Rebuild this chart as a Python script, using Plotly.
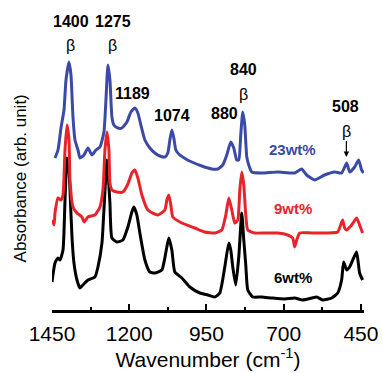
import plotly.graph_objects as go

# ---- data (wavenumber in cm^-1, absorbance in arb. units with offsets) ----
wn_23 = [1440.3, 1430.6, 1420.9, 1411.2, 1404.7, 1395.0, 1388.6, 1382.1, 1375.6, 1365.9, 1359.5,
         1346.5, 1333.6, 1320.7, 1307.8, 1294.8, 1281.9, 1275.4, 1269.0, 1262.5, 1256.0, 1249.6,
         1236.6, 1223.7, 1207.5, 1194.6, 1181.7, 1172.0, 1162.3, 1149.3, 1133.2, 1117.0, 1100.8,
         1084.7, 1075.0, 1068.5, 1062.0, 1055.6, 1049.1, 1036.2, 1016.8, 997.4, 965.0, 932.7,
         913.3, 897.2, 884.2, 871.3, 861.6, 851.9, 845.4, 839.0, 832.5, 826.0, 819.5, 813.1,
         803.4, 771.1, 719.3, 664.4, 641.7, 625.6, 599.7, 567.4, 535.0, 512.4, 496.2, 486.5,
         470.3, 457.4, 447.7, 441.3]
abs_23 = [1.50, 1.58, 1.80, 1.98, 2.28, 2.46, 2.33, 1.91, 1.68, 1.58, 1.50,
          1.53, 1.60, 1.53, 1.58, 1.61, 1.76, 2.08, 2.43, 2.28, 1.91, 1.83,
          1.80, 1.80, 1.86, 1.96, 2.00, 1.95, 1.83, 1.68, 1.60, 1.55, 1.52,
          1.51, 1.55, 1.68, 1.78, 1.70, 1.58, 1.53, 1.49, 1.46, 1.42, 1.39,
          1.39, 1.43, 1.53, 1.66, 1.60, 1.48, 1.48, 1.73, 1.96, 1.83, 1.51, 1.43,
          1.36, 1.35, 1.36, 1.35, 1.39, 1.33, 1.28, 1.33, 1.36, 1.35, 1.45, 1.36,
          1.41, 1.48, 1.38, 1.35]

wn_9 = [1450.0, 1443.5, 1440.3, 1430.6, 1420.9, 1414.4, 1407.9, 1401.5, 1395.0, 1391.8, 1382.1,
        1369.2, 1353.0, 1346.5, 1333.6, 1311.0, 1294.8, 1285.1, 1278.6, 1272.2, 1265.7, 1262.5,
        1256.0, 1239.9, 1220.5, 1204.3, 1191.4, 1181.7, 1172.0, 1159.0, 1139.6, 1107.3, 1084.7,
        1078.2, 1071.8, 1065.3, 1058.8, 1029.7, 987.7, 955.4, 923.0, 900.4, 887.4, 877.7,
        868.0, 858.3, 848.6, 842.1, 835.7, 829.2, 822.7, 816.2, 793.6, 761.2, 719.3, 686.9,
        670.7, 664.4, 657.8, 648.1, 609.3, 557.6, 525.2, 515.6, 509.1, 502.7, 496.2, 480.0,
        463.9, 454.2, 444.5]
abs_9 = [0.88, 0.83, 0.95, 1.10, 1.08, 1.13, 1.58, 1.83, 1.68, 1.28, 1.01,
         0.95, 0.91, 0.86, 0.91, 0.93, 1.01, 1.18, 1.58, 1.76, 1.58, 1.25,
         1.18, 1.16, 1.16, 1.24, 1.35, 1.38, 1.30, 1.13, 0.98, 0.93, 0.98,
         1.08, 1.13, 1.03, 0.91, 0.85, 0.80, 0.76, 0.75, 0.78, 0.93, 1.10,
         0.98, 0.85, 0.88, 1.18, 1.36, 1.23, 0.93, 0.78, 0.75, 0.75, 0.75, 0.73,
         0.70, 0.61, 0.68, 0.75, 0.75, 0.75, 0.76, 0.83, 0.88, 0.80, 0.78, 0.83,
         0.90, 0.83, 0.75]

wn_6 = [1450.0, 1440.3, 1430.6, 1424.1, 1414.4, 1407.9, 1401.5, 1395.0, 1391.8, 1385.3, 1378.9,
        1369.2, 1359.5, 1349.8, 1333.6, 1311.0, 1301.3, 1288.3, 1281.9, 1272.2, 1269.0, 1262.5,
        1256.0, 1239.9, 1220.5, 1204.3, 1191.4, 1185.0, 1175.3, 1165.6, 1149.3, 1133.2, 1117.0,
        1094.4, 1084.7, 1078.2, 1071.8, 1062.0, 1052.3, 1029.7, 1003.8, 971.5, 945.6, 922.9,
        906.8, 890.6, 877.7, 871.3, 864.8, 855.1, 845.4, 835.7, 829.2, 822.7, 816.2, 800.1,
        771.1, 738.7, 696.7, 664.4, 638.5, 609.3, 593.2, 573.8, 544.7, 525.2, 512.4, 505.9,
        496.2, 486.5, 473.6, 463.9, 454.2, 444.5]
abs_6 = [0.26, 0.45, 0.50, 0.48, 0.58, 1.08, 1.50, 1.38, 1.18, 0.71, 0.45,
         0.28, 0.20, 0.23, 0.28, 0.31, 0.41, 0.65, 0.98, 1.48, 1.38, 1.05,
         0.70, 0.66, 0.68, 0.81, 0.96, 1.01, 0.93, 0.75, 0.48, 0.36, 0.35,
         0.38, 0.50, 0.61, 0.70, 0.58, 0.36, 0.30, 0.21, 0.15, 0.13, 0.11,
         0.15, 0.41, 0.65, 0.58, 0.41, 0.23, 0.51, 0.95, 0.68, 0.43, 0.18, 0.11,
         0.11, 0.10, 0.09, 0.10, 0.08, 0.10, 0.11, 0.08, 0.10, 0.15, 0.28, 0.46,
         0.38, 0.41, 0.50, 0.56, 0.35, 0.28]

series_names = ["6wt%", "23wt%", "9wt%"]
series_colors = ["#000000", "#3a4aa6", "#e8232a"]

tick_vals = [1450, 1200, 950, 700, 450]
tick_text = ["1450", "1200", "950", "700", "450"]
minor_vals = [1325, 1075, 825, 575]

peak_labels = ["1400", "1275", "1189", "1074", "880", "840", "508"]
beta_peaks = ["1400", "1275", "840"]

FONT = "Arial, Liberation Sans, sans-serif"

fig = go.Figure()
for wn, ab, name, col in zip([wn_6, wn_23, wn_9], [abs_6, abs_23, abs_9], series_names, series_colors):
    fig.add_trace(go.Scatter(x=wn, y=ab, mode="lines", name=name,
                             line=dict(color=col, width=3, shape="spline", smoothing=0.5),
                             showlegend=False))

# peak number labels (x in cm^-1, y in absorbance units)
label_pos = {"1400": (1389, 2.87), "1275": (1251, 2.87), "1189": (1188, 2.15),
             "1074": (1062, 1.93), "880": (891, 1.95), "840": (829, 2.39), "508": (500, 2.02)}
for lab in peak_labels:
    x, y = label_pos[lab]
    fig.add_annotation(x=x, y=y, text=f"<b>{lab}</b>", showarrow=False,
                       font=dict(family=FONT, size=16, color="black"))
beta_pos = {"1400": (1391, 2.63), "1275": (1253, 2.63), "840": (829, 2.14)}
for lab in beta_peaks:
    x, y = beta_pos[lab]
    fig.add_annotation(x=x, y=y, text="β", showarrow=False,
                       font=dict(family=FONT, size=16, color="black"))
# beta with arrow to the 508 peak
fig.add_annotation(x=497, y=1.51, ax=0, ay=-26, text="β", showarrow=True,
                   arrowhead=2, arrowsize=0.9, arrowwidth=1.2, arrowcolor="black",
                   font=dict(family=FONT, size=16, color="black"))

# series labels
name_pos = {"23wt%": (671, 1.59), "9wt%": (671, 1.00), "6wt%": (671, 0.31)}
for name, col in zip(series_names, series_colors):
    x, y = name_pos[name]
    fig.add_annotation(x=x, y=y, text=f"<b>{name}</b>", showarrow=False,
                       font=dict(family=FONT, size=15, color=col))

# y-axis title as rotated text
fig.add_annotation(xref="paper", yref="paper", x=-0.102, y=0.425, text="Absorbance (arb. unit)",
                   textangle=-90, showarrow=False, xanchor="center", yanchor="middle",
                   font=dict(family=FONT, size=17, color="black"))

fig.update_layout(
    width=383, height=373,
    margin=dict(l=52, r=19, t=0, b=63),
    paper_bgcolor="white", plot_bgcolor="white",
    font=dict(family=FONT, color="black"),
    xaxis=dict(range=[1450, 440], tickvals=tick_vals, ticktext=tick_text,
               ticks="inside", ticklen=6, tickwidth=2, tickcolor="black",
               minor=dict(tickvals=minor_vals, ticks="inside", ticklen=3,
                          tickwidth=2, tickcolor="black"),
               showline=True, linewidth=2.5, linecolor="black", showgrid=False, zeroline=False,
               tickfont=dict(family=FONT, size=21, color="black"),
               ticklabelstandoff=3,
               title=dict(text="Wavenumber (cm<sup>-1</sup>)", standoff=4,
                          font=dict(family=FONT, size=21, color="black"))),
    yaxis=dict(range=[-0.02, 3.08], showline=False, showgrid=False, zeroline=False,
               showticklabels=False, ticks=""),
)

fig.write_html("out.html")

---

◆ AIM: Could the lines from the top of the material through the line with "import plotly.graph_objects as go" be repeated exactly, pictures left out?

◆ COMPLETE RESPONSE:
Rebuild this chart as a Python script, using Plotly.
import plotly.graph_objects as go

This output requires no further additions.